Is Cardano Really a Ghost Chain? The Truth Behind ADA's 34 dApps and What the Numbers Miss

The term 'ghost chain' refers to a blockchain that remains technically operational but suffers from minimal on-chain activity and stagnant development. Over the past decade, countless new blockchains have emerged with fanfare, attracted significant capital, and then quietly faded into irrelevance. The reasons vary — insufficient funding, weak community conviction, failure to solve real-world problems, or devastating security breaches that eroded investor trust. Add a slow decline in user retention and trading volume, and you get a functioning chain that nobody actually uses.
The blockchains that have endured are the ones sitting at the top of the market cap rankings. Ethereum remains the dominant base layer despite years of so-called 'Ethereum killers' attempting to dethrone it. Its combination of reliability, security, and Layer-2 scaling solutions makes it the backbone of DeFi and the primary processor of stablecoin transactions, handling over half of all such activity globally.
Other top-tier Layer 1 networks have carved out distinct niches. XRP functions as a cross-border settlement mechanism, leveraging its On-Demand Liquidity network to convert fiat currencies to XRP and back within seconds. Solana has become synonymous with high-speed, low-cost trading and leads the charge in real-world asset tokenization. TRON dominates Tether (USDT) transfers, accounting for more than 75% of all USDT transactions, while also ranking as a highly active DeFi chain by transaction volume. Bitcoin, meanwhile, stands apart as the gold standard for security and continues to serve as a store of value and institutional-grade collateral.
Cardano occupies a different space entirely. Its development philosophy prioritizes sustainability, security, and peer-reviewed research — making it particularly attractive for enterprise and institutional use cases that demand rigorous compliance standards.
However, Cardano has faced mounting criticism in recent months. In early June, TapTools — the ecosystem's leading blockchain explorer — announced it was shutting down. The departure of senior executives drained the platform of critical technical expertise that could not be replaced quickly enough to sustain responsible operations. Cardano founder Charles Hoskinson issued a stark warning: more dApps and DeFi projects built on Cardano would likely collapse in the second half of the year. Community governance and treasury mechanisms proved too slow to intervene and rescue struggling projects. Against a backdrop of worsening market sentiment, smaller projects operating on thin margins face existential pressure.
On the surface, the raw data appears damning. According to blockchain data platform Moralis, Cardano hosts just 34 decentralized applications, compared to Solana's 442 and Ethereum's staggering 1,564. Transaction count data from Token Terminal paints a similar picture — Solana recorded 103.2 billion transactions over the past year, dwarfing Cardano's figures. Daily active user counts tell the same story, with TRON leading at 3.9 million active users daily.
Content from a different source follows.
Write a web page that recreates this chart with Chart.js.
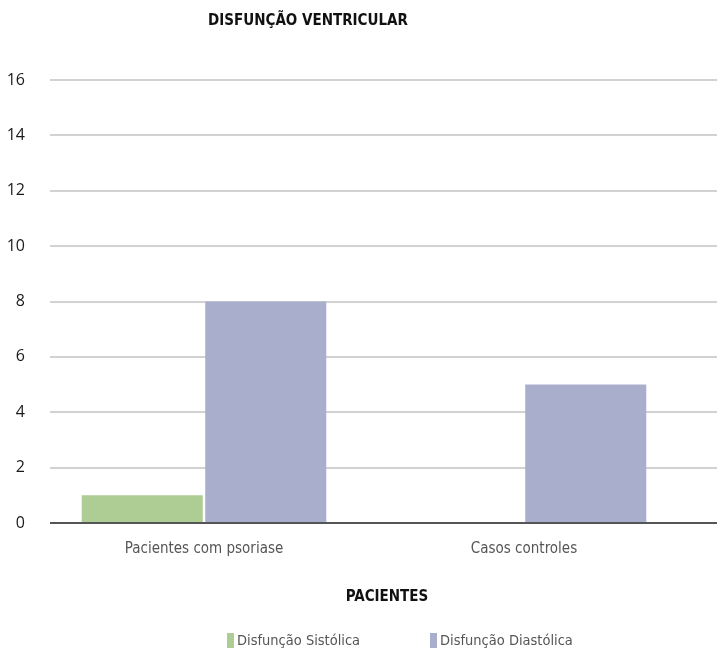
<!DOCTYPE html>
<html>
<head>
<meta charset="utf-8">
<script src="https://cdn.jsdelivr.net/npm/chart.js@4"></script>
<style>
  html, body { margin: 0; padding: 0; background: #fff; }
  #wrap { width: 717px; height: 655px; position: relative; }
</style>
</head>
<body>
<div id="wrap"><canvas id="chart" width="717" height="655"></canvas></div>
<script>
// categories and series
const categorias = ['Pacientes com psoriase', 'Casos controles'];
const sistolica = [1, null];
const diastolica = [8, 5];
const nomesSeries = ['Disfunção Sistólica', 'Disfunção Diastólica'];
const coresSeries = ['#aecd95', '#a9aecd'];
const yTicks = [0, 2, 4, 6, 8, 10, 12, 14, 16];
const titulo = 'DISFUNÇÃO VENTRICULAR';
const tituloX = 'PACIENTES';

const condensed = '"Liberation Sans Narrow", "DejaVu Sans Condensed", sans-serif';

// grid lines, axis line, titles and legend drawn by hand
const decoracoes = {
  id: 'decoracoes',
  beforeDatasetsDraw(chart) {
    const ctx = chart.ctx;
    const y = chart.scales.y;
    ctx.save();
    yTicks.forEach(v => {
      if (v === 0) return;
      const py = Math.round(y.getPixelForValue(v));
      ctx.strokeStyle = '#d2d2d2';
      ctx.lineWidth = 2;
      ctx.beginPath();
      ctx.moveTo(50, py);
      ctx.lineTo(717, py);
      ctx.stroke();
    });
    ctx.restore();
  },
  afterDatasetsDraw(chart) {
    const ctx = chart.ctx;
    const y = chart.scales.y;
    ctx.save();
    const p0 = Math.round(y.getPixelForValue(0));
    ctx.strokeStyle = '#555';
    ctx.lineWidth = 2;
    ctx.beginPath();
    ctx.moveTo(50, p0);
    ctx.lineTo(717, p0);
    ctx.stroke();

    ctx.fillStyle = '#111';
    ctx.textAlign = 'center';
    ctx.textBaseline = 'middle';
    ctx.font = 'bold 15px "DejaVu Sans Condensed", sans-serif';
    ctx.fillText(titulo, 308, 21);
    ctx.fillText(tituloX, 387, 597);

    // legend
    ctx.font = '14.5px ' + condensed;
    ctx.textAlign = 'left';
    const legX = [227, 430];
    nomesSeries.forEach((nome, i) => {
      ctx.fillStyle = coresSeries[i];
      ctx.fillRect(legX[i], 633, 7, 15);
      ctx.fillStyle = '#555';
      ctx.fillText(nome, legX[i] + 10, 641);
    });
    ctx.restore();
  }
};

new Chart(document.getElementById('chart'), {
  type: 'bar',
  data: {
    labels: categorias,
    datasets: [
      { label: nomesSeries[0], data: sistolica, backgroundColor: coresSeries[0] },
      { label: nomesSeries[1], data: diastolica, backgroundColor: coresSeries[1] }
    ]
  },
  options: {
    responsive: false,
    animation: false,
    layout: { padding: { left: 0, right: 33, top: 80, bottom: 0 } },
    plugins: {
      legend: { display: false },
      title: { display: false },
      tooltip: { enabled: false }
    },
    datasets: { bar: { barPercentage: 0.98, categoryPercentage: 0.772 } },
    scales: {
      x: {
        grid: { display: false },
        border: { display: false },
        ticks: { color: '#555', font: { family: condensed, size: 15 }, padding: 9 },
        afterFit(scale) { scale.height = 132; }
      },
      y: {
        min: 0,
        max: 16,
        grid: { display: false, drawTicks: false },
        border: { display: false },
        ticks: { stepSize: 2, color: '#1a1a1a', font: { family: '"Open Sans", sans-serif', size: 16 }, padding: 19 },
        afterFit(scale) { scale.width = 44; }
      }
    }
  },
  plugins: [decoracoes]
});
</script>
</body>
</html>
Yet these numbers do not tell the complete story. Cardano operates on an Extended Unspent Transaction Output (EUTXO) model, which fundamentally differs from account-based blockchains like Ethereum. On Cardano, batcher protocols aggregate multiple open orders into a single optimized transaction submitted to the ledger. This batching mechanism dramatically compresses what would otherwise appear as dozens of separate on-chain interactions into one. The result? Raw transaction counts can underrepresent actual network activity by a factor of 50 or more.
This architectural choice offers genuine advantages in determinism and security, but it makes direct on-chain comparisons with other networks misleading at best. Critics who cite Cardano's low dApp count and transaction volume without accounting for the EUTXO model are drawing conclusions from incomplete data.
Development activity tells a more nuanced story. According to Santiment data, Cardano ranks second among major Layer 1 networks in terms of active development — a strong indicator of ongoing commitment and long-term viability.
The broader lesson from crypto history is clear: blockchains that fail to dominate a niche eventually disappear. The survivors have each found their lane. Whether Cardano's lane — institutional-grade, research-driven, compliance-friendly infrastructure — is wide enough to sustain long-term relevance remains an open question. But calling it a ghost chain based on surface-level metrics alone misses the architectural reality that shapes every number on the dashboard.